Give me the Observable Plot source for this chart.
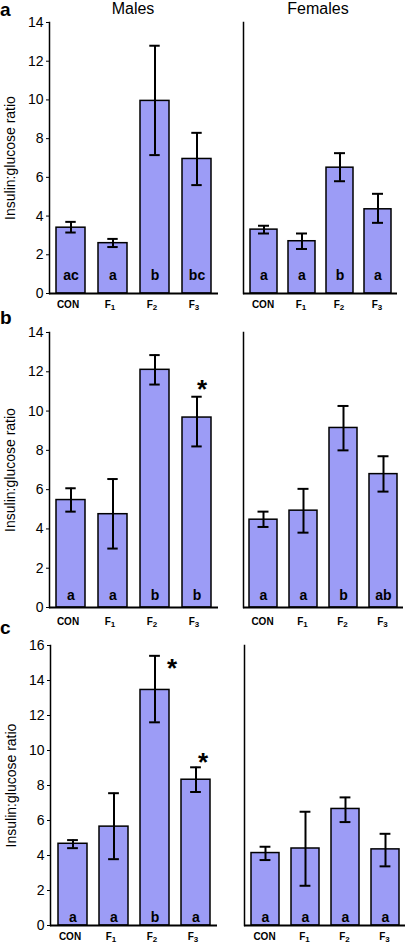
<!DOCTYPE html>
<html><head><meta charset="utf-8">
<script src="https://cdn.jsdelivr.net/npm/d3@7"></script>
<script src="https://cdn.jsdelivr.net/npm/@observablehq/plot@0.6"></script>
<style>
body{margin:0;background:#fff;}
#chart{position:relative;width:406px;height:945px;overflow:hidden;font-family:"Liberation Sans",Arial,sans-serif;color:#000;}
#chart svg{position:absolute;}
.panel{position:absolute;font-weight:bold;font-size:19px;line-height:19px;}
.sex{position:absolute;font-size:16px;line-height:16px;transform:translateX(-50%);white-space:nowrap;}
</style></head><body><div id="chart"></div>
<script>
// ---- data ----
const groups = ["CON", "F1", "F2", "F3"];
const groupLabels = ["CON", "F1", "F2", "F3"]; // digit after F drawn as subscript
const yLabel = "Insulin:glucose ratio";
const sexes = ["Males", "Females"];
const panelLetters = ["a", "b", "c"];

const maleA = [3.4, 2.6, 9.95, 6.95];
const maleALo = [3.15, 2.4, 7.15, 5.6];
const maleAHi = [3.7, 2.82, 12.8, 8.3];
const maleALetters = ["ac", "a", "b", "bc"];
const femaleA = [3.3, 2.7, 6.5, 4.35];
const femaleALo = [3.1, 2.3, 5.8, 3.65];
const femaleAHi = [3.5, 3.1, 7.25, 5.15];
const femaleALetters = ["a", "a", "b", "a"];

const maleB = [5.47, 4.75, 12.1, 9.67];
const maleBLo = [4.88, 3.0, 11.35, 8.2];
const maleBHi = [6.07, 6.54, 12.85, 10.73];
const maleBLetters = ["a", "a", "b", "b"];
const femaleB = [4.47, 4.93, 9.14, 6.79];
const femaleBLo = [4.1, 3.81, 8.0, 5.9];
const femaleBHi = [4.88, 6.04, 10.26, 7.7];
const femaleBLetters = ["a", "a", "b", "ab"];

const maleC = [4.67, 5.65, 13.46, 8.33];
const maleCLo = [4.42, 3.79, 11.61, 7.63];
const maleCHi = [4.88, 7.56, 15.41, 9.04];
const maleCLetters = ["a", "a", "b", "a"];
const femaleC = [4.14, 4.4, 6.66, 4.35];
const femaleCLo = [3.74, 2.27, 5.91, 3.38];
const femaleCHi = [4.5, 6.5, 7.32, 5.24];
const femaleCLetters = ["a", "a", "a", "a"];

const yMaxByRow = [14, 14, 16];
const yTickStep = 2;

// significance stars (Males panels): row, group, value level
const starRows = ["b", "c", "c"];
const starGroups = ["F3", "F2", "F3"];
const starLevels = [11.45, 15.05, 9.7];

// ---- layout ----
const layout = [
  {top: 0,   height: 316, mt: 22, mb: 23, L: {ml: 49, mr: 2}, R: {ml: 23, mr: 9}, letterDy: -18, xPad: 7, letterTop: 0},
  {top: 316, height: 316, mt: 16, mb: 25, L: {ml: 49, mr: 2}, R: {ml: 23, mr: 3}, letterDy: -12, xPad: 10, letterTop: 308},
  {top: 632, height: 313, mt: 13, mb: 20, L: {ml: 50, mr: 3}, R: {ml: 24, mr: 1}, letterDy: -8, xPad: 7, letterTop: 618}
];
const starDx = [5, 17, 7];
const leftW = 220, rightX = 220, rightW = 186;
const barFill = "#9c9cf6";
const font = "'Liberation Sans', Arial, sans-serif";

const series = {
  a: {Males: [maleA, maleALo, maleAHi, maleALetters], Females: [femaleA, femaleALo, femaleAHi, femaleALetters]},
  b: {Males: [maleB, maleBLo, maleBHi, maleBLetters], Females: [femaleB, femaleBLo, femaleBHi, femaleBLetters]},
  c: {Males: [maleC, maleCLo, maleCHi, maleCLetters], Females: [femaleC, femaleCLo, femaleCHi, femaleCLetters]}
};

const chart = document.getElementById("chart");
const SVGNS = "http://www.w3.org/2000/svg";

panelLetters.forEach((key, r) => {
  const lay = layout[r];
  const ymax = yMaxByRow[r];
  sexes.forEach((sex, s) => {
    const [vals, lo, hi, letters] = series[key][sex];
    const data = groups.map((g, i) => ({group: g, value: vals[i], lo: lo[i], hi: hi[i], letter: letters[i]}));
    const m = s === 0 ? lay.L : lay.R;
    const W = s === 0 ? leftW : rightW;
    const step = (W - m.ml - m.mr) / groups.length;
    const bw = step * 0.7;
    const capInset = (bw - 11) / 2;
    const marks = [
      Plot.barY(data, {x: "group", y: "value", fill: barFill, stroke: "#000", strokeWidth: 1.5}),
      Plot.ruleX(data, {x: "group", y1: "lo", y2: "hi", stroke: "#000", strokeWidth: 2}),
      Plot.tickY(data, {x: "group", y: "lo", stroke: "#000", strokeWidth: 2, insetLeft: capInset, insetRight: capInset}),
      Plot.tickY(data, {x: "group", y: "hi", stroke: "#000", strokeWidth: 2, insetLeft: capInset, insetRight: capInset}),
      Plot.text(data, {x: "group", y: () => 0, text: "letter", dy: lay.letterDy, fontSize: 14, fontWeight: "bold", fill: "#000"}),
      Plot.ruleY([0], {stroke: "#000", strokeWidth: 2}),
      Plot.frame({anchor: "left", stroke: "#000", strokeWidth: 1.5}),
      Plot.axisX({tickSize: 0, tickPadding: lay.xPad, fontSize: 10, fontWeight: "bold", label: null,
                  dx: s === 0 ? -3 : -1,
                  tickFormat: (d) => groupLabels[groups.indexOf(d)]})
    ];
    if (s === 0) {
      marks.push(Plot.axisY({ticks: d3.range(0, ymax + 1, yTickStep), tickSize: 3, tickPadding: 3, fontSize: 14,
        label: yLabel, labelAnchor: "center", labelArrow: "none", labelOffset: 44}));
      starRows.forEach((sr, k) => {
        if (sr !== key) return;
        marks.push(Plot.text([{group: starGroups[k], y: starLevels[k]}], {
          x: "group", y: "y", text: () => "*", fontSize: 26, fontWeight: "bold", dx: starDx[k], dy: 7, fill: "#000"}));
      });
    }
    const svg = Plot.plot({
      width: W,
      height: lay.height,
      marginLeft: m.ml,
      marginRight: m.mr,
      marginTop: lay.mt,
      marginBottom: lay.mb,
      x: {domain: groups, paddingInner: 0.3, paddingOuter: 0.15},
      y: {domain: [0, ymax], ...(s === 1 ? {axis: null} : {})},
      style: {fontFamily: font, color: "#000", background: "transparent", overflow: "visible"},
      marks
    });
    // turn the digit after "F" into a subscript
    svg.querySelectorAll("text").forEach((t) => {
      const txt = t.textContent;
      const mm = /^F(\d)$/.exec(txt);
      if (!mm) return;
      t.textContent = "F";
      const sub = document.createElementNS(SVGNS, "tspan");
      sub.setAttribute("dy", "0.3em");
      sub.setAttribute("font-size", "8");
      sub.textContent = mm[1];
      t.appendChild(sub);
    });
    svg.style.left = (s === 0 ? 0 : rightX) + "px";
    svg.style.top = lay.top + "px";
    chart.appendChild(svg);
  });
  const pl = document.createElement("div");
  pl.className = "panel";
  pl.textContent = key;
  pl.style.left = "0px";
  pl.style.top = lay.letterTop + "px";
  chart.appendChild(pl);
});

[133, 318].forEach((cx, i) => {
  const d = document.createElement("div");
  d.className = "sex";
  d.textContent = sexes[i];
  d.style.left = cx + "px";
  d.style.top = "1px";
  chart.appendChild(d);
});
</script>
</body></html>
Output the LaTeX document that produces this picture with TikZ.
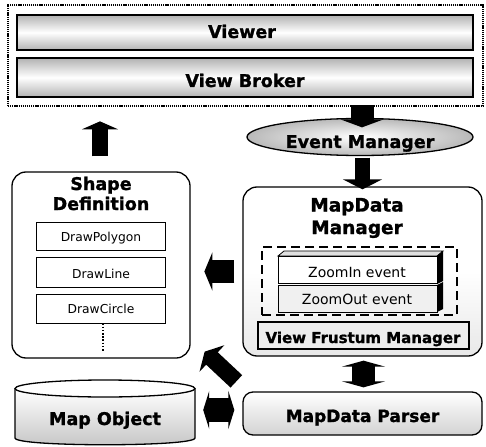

### [AIM]
Every line of text is to be repeated exactly; pictures are left out.

### [CORRECT RESULT]
Give me the Observable Plot source for this chart.
<!DOCTYPE html>
<html><head><meta charset="utf-8">
<script src="https://cdn.jsdelivr.net/npm/d3@7"></script>
<script src="https://cdn.jsdelivr.net/npm/@observablehq/plot@0.6"></script>
<style>
body{margin:0;background:#fff;}
#chart{position:relative;width:406px;height:945px;overflow:hidden;font-family:"Liberation Sans",Arial,sans-serif;color:#000;}
#chart svg{position:absolute;}
.panel{position:absolute;font-weight:bold;font-size:19px;line-height:19px;}
.sex{position:absolute;font-size:16px;line-height:16px;transform:translateX(-50%);white-space:nowrap;}
</style></head><body><div id="chart"></div>
<script>
// ---- data ----
const groups = ["CON", "F1", "F2", "F3"];
const groupLabels = ["CON", "F1", "F2", "F3"]; // digit after F drawn as subscript
const yLabel = "Insulin:glucose ratio";
const sexes = ["Males", "Females"];
const panelLetters = ["a", "b", "c"];

const maleA = [3.4, 2.6, 9.95, 6.95];
const maleALo = [3.15, 2.4, 7.15, 5.6];
const maleAHi = [3.7, 2.82, 12.8, 8.3];
const maleALetters = ["ac", "a", "b", "bc"];
const femaleA = [3.3, 2.7, 6.5, 4.35];
const femaleALo = [3.1, 2.3, 5.8, 3.65];
const femaleAHi = [3.5, 3.1, 7.25, 5.15];
const femaleALetters = ["a", "a", "b", "a"];

const maleB = [5.47, 4.75, 12.1, 9.67];
const maleBLo = [4.88, 3.0, 11.35, 8.2];
const maleBHi = [6.07, 6.54, 12.85, 10.73];
const maleBLetters = ["a", "a", "b", "b"];
const femaleB = [4.47, 4.93, 9.14, 6.79];
const femaleBLo = [4.1, 3.81, 8.0, 5.9];
const femaleBHi = [4.88, 6.04, 10.26, 7.7];
const femaleBLetters = ["a", "a", "b", "ab"];

const maleC = [4.67, 5.65, 13.46, 8.33];
const maleCLo = [4.42, 3.79, 11.61, 7.63];
const maleCHi = [4.88, 7.56, 15.41, 9.04];
const maleCLetters = ["a", "a", "b", "a"];
const femaleC = [4.14, 4.4, 6.66, 4.35];
const femaleCLo = [3.74, 2.27, 5.91, 3.38];
const femaleCHi = [4.5, 6.5, 7.32, 5.24];
const femaleCLetters = ["a", "a", "a", "a"];

const yMaxByRow = [14, 14, 16];
const yTickStep = 2;

// significance stars (Males panels): row, group, value level
const starRows = ["b", "c", "c"];
const starGroups = ["F3", "F2", "F3"];
const starLevels = [11.45, 15.05, 9.7];

// ---- layout ----
const layout = [
  {top: 0,   height: 316, mt: 22, mb: 23, L: {ml: 49, mr: 2}, R: {ml: 23, mr: 9}, letterDy: -18, xPad: 7, letterTop: 0},
  {top: 316, height: 316, mt: 16, mb: 25, L: {ml: 49, mr: 2}, R: {ml: 23, mr: 3}, letterDy: -12, xPad: 10, letterTop: 308},
  {top: 632, height: 313, mt: 13, mb: 20, L: {ml: 50, mr: 3}, R: {ml: 24, mr: 1}, letterDy: -8, xPad: 7, letterTop: 618}
];
const starDx = [5, 17, 7];
const leftW = 220, rightX = 220, rightW = 186;
const barFill = "#9c9cf6";
const font = "'Liberation Sans', Arial, sans-serif";

const series = {
  a: {Males: [maleA, maleALo, maleAHi, maleALetters], Females: [femaleA, femaleALo, femaleAHi, femaleALetters]},
  b: {Males: [maleB, maleBLo, maleBHi, maleBLetters], Females: [femaleB, femaleBLo, femaleBHi, femaleBLetters]},
  c: {Males: [maleC, maleCLo, maleCHi, maleCLetters], Females: [femaleC, femaleCLo, femaleCHi, femaleCLetters]}
};

const chart = document.getElementById("chart");
const SVGNS = "http://www.w3.org/2000/svg";

panelLetters.forEach((key, r) => {
  const lay = layout[r];
  const ymax = yMaxByRow[r];
  sexes.forEach((sex, s) => {
    const [vals, lo, hi, letters] = series[key][sex];
    const data = groups.map((g, i) => ({group: g, value: vals[i], lo: lo[i], hi: hi[i], letter: letters[i]}));
    const m = s === 0 ? lay.L : lay.R;
    const W = s === 0 ? leftW : rightW;
    const step = (W - m.ml - m.mr) / groups.length;
    const bw = step * 0.7;
    const capInset = (bw - 11) / 2;
    const marks = [
      Plot.barY(data, {x: "group", y: "value", fill: barFill, stroke: "#000", strokeWidth: 1.5}),
      Plot.ruleX(data, {x: "group", y1: "lo", y2: "hi", stroke: "#000", strokeWidth: 2}),
      Plot.tickY(data, {x: "group", y: "lo", stroke: "#000", strokeWidth: 2, insetLeft: capInset, insetRight: capInset}),
      Plot.tickY(data, {x: "group", y: "hi", stroke: "#000", strokeWidth: 2, insetLeft: capInset, insetRight: capInset}),
      Plot.text(data, {x: "group", y: () => 0, text: "letter", dy: lay.letterDy, fontSize: 14, fontWeight: "bold", fill: "#000"}),
      Plot.ruleY([0], {stroke: "#000", strokeWidth: 2}),
      Plot.frame({anchor: "left", stroke: "#000", strokeWidth: 1.5}),
      Plot.axisX({tickSize: 0, tickPadding: lay.xPad, fontSize: 10, fontWeight: "bold", label: null,
                  dx: s === 0 ? -3 : -1,
                  tickFormat: (d) => groupLabels[groups.indexOf(d)]})
    ];
    if (s === 0) {
      marks.push(Plot.axisY({ticks: d3.range(0, ymax + 1, yTickStep), tickSize: 3, tickPadding: 3, fontSize: 14,
        label: yLabel, labelAnchor: "center", labelArrow: "none", labelOffset: 44}));
      starRows.forEach((sr, k) => {
        if (sr !== key) return;
        marks.push(Plot.text([{group: starGroups[k], y: starLevels[k]}], {
          x: "group", y: "y", text: () => "*", fontSize: 26, fontWeight: "bold", dx: starDx[k], dy: 7, fill: "#000"}));
      });
    }
    const svg = Plot.plot({
      width: W,
      height: lay.height,
      marginLeft: m.ml,
      marginRight: m.mr,
      marginTop: lay.mt,
      marginBottom: lay.mb,
      x: {domain: groups, paddingInner: 0.3, paddingOuter: 0.15},
      y: {domain: [0, ymax], ...(s === 1 ? {axis: null} : {})},
      style: {fontFamily: font, color: "#000", background: "transparent", overflow: "visible"},
      marks
    });
    // turn the digit after "F" into a subscript
    svg.querySelectorAll("text").forEach((t) => {
      const txt = t.textContent;
      const mm = /^F(\d)$/.exec(txt);
      if (!mm) return;
      t.textContent = "F";
      const sub = document.createElementNS(SVGNS, "tspan");
      sub.setAttribute("dy", "0.3em");
      sub.setAttribute("font-size", "8");
      sub.textContent = mm[1];
      t.appendChild(sub);
    });
    svg.style.left = (s === 0 ? 0 : rightX) + "px";
    svg.style.top = lay.top + "px";
    chart.appendChild(svg);
  });
  const pl = document.createElement("div");
  pl.className = "panel";
  pl.textContent = key;
  pl.style.left = "0px";
  pl.style.top = lay.letterTop + "px";
  chart.appendChild(pl);
});

[133, 318].forEach((cx, i) => {
  const d = document.createElement("div");
  d.className = "sex";
  d.textContent = sexes[i];
  d.style.left = cx + "px";
  d.style.top = "1px";
  chart.appendChild(d);
});
</script>
</body></html>
Output the LaTeX document that produces this picture with TikZ.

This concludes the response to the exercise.